Hardest Drugs to Quit: Going Cold Turkey From These 3 Drugs Could Be Deadly
As information becomes more widely available thanks to the internet, some substance abusers have recently taken it upon themselves to handle the extremely uncomfortable process of detoxing on their own.
Maybe they don’t have the insurance to help them pay for treatment, maybe their shame (common in addiction) is stopping them from revealing their addiction to others. Or perhaps they’re simply underestimating the severe discomfort involved in the process.
But no matter the reason behind it, detoxing at home not only severely damages the odds of a full recovery, it can also end up being deadly when detoxing from three drugs in particular.
Which Is the Deadliest and Hardest Drug to Quit?
While withdrawals from most illicit substances can be incredibly uncomfortable, detoxing from alcohol, benzodiazepines, and opioids can actually end up costing you your life.
Let’s take a look at each and what makes them some of the hardest drugs to quit on the street today.
Alcohol and Benzodiazepines
It may surprise you to learn that one of the most widely used and legal drugs is actually one of the deadliest in terms of withdrawals. Though alcohol has become a staple of American life for many, prolonged abuse and addiction can make it difficult and deadly to detox from this prolific drug.

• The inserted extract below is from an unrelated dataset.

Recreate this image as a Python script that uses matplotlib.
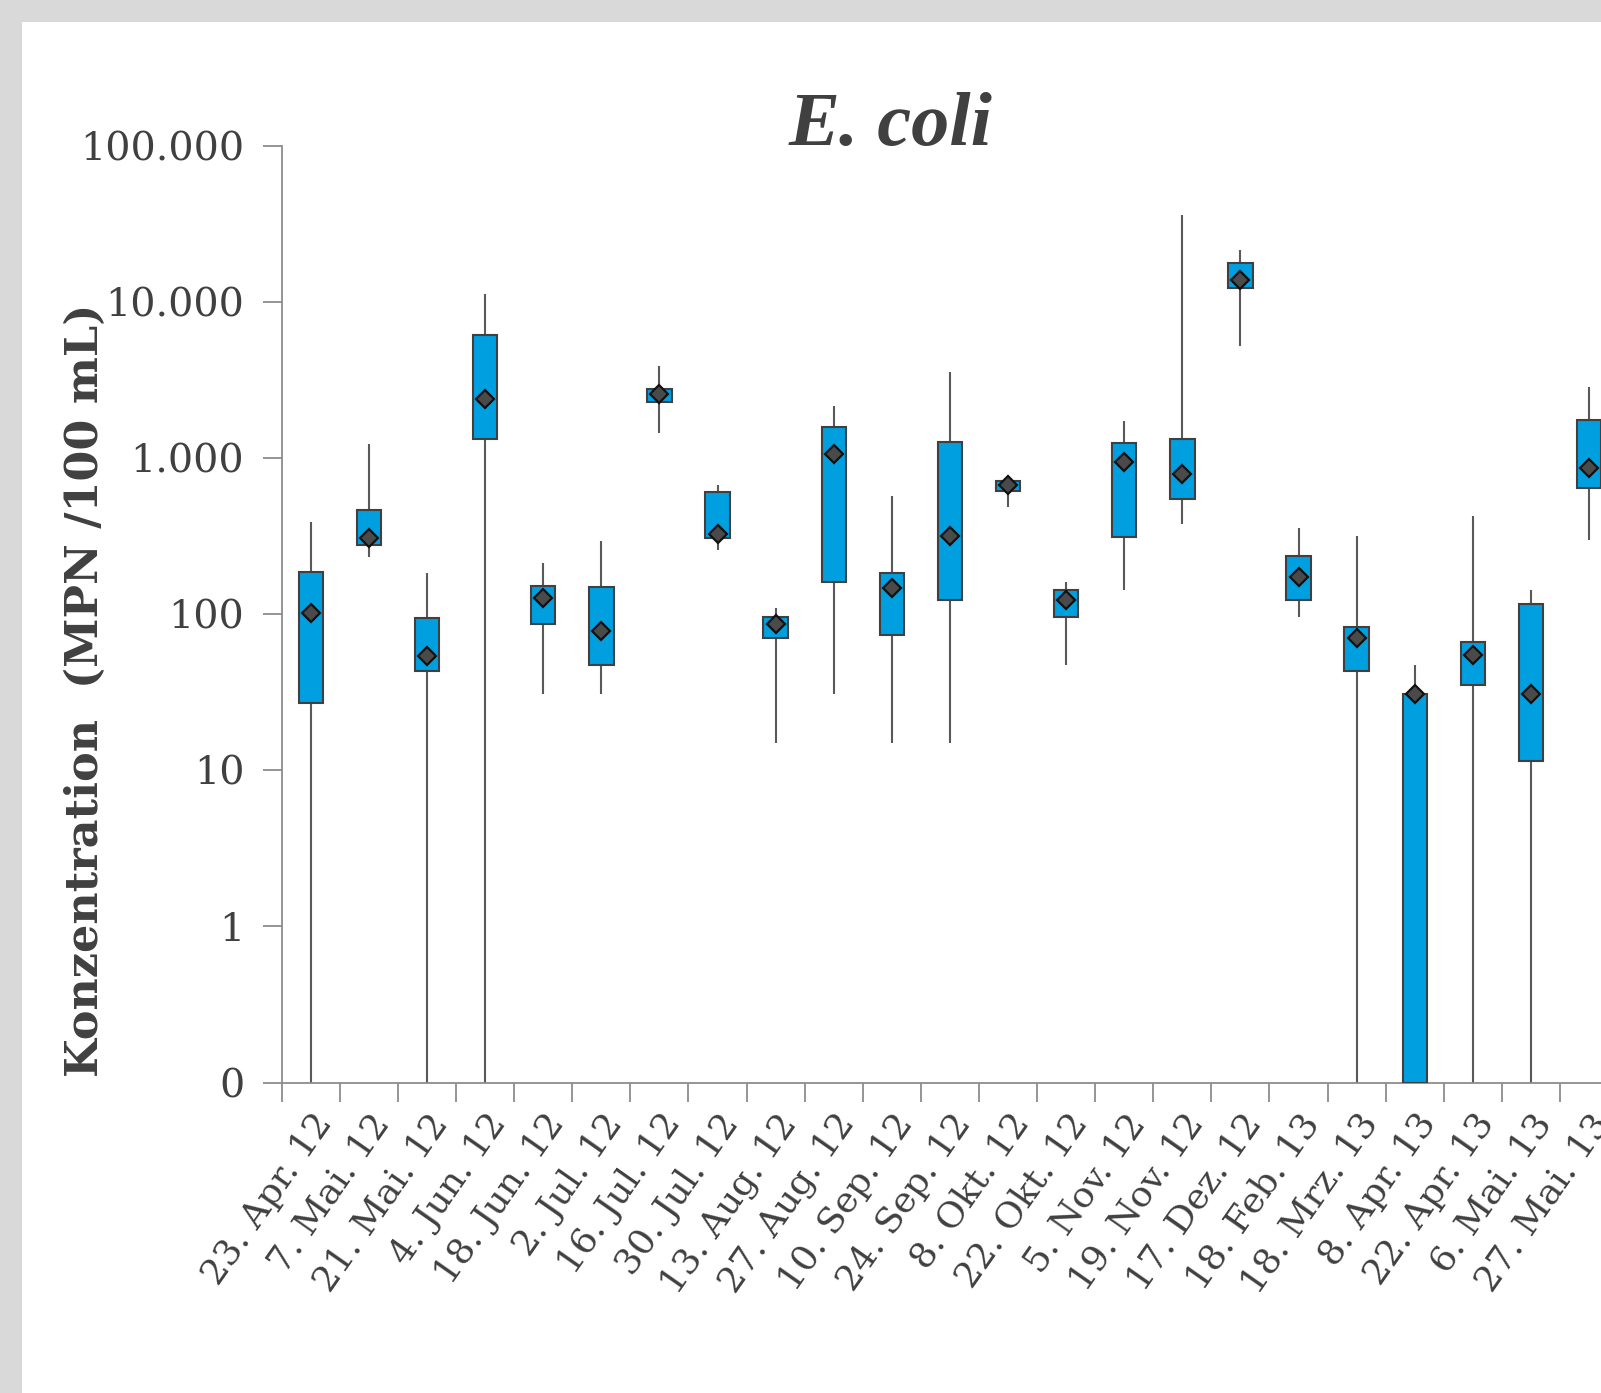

The culprit here is the brain’s neurotransmitter GABA. This chemical is responsible for calming down the mind’s activity and alcohol tends to increase its potency. As the potency of GABA returns to normal during detoxing though, the brain overcompensates and is launched into a flurry of activity, resulting in hallucinations, agitation, restlessness, and deadly seizures.
This state, called delirium tremens, is one of the main reasons why detoxing from alcohol at a professional facility is so important.
In the same vein as alcohol, detoxing from benzodiazepines like Xanax and Valium can also be deadly due to their ability to intensify the effects of GABA. As such, anyone detoxing from benzodiazepines should also seek out professional help.
While alcohol and benzodiazepines are deadly purely because of their withdrawal symptoms alone, the threat to your life from opioids actually comes from the lethality of relapsing.
As most opioid-dependent users know, relapse is incredibly common among heroin and prescription painkiller addicts. One study found that the relapse rate was actually around 91% among some users. But what makes this aspect of opioid dependence so deadly is the volatility of tolerance.
Opioids are notorious for building up tolerance quite quickly, causing users to seek out more of the drug in order to achieve the same high. But just as tolerance builds quickly, it also drops much faster than most people know.
As such, a recovering addict that’s stayed clean for a week but relapsed may turn back to the same dosage which is now far more than the body can handle. And since around 59% of users end up relapsing within just one week, this aspect of opioid addiction is especially deadly.
Detoxing Alone: Not Worth the Risk
With the deadly detox effects of alcohol, benzodiazepines, and opioids, it’s no wonder that these three are some of the hardest drugs to quit today.
That’s why it’s so essential to partner with a professional detox facility to support you through the especially painful withdrawals from these drugs. Not only will they make the process infinitely more comfortable, they’ll also have the expertise and equipment necessary to save your life should your withdrawals become deadly.